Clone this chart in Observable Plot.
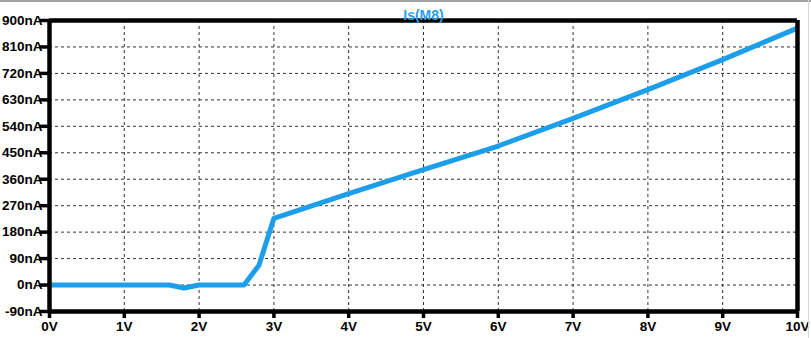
<!DOCTYPE html>
<html>
<head>
<meta charset="utf-8">
<script src="https://cdn.jsdelivr.net/npm/d3@7"></script>
<script src="https://cdn.jsdelivr.net/npm/@observablehq/plot@0.6"></script>
<style>
  html, body { margin: 0; padding: 0; background: #fff; }
  #wrap { position: relative; width: 811px; height: 338px; overflow: hidden; background: #fff; }
  #topbar { position: absolute; left: 0; top: 0; width: 811px; height: 2px; background: #a3a3a3; }
  #rightbar { position: absolute; right: 2px; top: 0; width: 1px; height: 338px; background: #d8d8d8; }
  svg { display: block; }
</style>
</head>
<body>
<div id="wrap"><div id="topbar"></div><div id="rightbar"></div></div>
<script>
// Data (Vgs in V, Is(M8) in nA)
const vgs = [0, 1.6, 1.8, 2.0, 2.6, 2.8, 3.0, 4, 5, 6, 7, 8, 9, 10];
const isM8 = [0, 0, -10, 0, 0, 67, 227, 311, 393, 473, 567, 665, 767, 874];
const xTicks = [0, 1, 2, 3, 4, 5, 6, 7, 8, 9, 10];
const yTicks = [-90, 0, 90, 180, 270, 360, 450, 540, 630, 720, 810, 900];
const xDomain = [0, 10];
const yDomain = [-90, 900];
const title = "Is(M8)";

const data = vgs.map((v, i) => ({v, i: isM8[i]}));
const blue = "#1c9eea";
const font = "'Liberation Sans', Arial, sans-serif";

const chart = Plot.plot({
  width: 811,
  height: 338,
  marginLeft: 49,
  marginRight: 14,
  marginTop: 20,
  marginBottom: 27,
  style: {fontFamily: font, fontSize: "13px", fontWeight: "bold", color: "#000", background: "transparent"},
  x: {domain: xDomain},
  y: {domain: yDomain},
  marks: [
    Plot.gridX(xTicks, {stroke: "#333", strokeOpacity: 1, strokeWidth: 1, strokeDasharray: "3,3"}),
    Plot.gridY(yTicks, {stroke: "#333", strokeOpacity: 1, strokeWidth: 1, strokeDasharray: "3,3"}),
    Plot.line(data, {x: "v", y: "i", stroke: blue, strokeWidth: 5, strokeLinejoin: "round", strokeLinecap: "butt"}),
    Plot.ruleX(xDomain, {stroke: "#000", strokeWidth: 4.5, strokeOpacity: 1}),
    Plot.ruleY(yDomain, {stroke: "#000", strokeWidth: 4.5, strokeOpacity: 1}),
    Plot.axisY(yTicks, {tickSize: 10, tickPadding: -3, strokeWidth: 3.5, stroke: "#000", tickFormat: d => d + "nA", label: null, fill: "#000", fontSize: 13.5, fontWeight: "bold", fontFamily: font}),
    Plot.axisX(xTicks, {tickSize: 7, tickPadding: 3, strokeWidth: 3.5, stroke: "#000", tickFormat: d => d + "V", label: null, fill: "#000", fontSize: 13.5, fontWeight: "bold", fontFamily: font}),
    Plot.text([title], {frameAnchor: "top", dy: -10, text: d => d, fill: "#2a9fe8", fontSize: 14, fontWeight: "bold", fontFamily: font})
  ]
});
document.getElementById("wrap").appendChild(chart);
</script>
</body>
</html>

————

Task goal: Write out the data precisely as given, excluding the pictures.

Full response:
Clone this chart in Observable Plot.
<!DOCTYPE html>
<html>
<head>
<meta charset="utf-8">
<script src="https://cdn.jsdelivr.net/npm/d3@7"></script>
<script src="https://cdn.jsdelivr.net/npm/@observablehq/plot@0.6"></script>
<style>
  html, body { margin: 0; padding: 0; background: #fff; }
  #wrap { position: relative; width: 811px; height: 338px; overflow: hidden; background: #fff; }
  #topbar { position: absolute; left: 0; top: 0; width: 811px; height: 2px; background: #a3a3a3; }
  #rightbar { position: absolute; right: 2px; top: 0; width: 1px; height: 338px; background: #d8d8d8; }
  svg { display: block; }
</style>
</head>
<body>
<div id="wrap"><div id="topbar"></div><div id="rightbar"></div></div>
<script>
// Data (Vgs in V, Is(M8) in nA)
const vgs = [0, 1.6, 1.8, 2.0, 2.6, 2.8, 3.0, 4, 5, 6, 7, 8, 9, 10];
const isM8 = [0, 0, -10, 0, 0, 67, 227, 311, 393, 473, 567, 665, 767, 874];
const xTicks = [0, 1, 2, 3, 4, 5, 6, 7, 8, 9, 10];
const yTicks = [-90, 0, 90, 180, 270, 360, 450, 540, 630, 720, 810, 900];
const xDomain = [0, 10];
const yDomain = [-90, 900];
const title = "Is(M8)";

const data = vgs.map((v, i) => ({v, i: isM8[i]}));
const blue = "#1c9eea";
const font = "'Liberation Sans', Arial, sans-serif";

const chart = Plot.plot({
  width: 811,
  height: 338,
  marginLeft: 49,
  marginRight: 14,
  marginTop: 20,
  marginBottom: 27,
  style: {fontFamily: font, fontSize: "13px", fontWeight: "bold", color: "#000", background: "transparent"},
  x: {domain: xDomain},
  y: {domain: yDomain},
  marks: [
    Plot.gridX(xTicks, {stroke: "#333", strokeOpacity: 1, strokeWidth: 1, strokeDasharray: "3,3"}),
    Plot.gridY(yTicks, {stroke: "#333", strokeOpacity: 1, strokeWidth: 1, strokeDasharray: "3,3"}),
    Plot.line(data, {x: "v", y: "i", stroke: blue, strokeWidth: 5, strokeLinejoin: "round", strokeLinecap: "butt"}),
    Plot.ruleX(xDomain, {stroke: "#000", strokeWidth: 4.5, strokeOpacity: 1}),
    Plot.ruleY(yDomain, {stroke: "#000", strokeWidth: 4.5, strokeOpacity: 1}),
    Plot.axisY(yTicks, {tickSize: 10, tickPadding: -3, strokeWidth: 3.5, stroke: "#000", tickFormat: d => d + "nA", label: null, fill: "#000", fontSize: 13.5, fontWeight: "bold", fontFamily: font}),
    Plot.axisX(xTicks, {tickSize: 7, tickPadding: 3, strokeWidth: 3.5, stroke: "#000", tickFormat: d => d + "V", label: null, fill: "#000", fontSize: 13.5, fontWeight: "bold", fontFamily: font}),
    Plot.text([title], {frameAnchor: "top", dy: -10, text: d => d, fill: "#2a9fe8", fontSize: 14, fontWeight: "bold", fontFamily: font})
  ]
});
document.getElementById("wrap").appendChild(chart);
</script>
</body>
</html>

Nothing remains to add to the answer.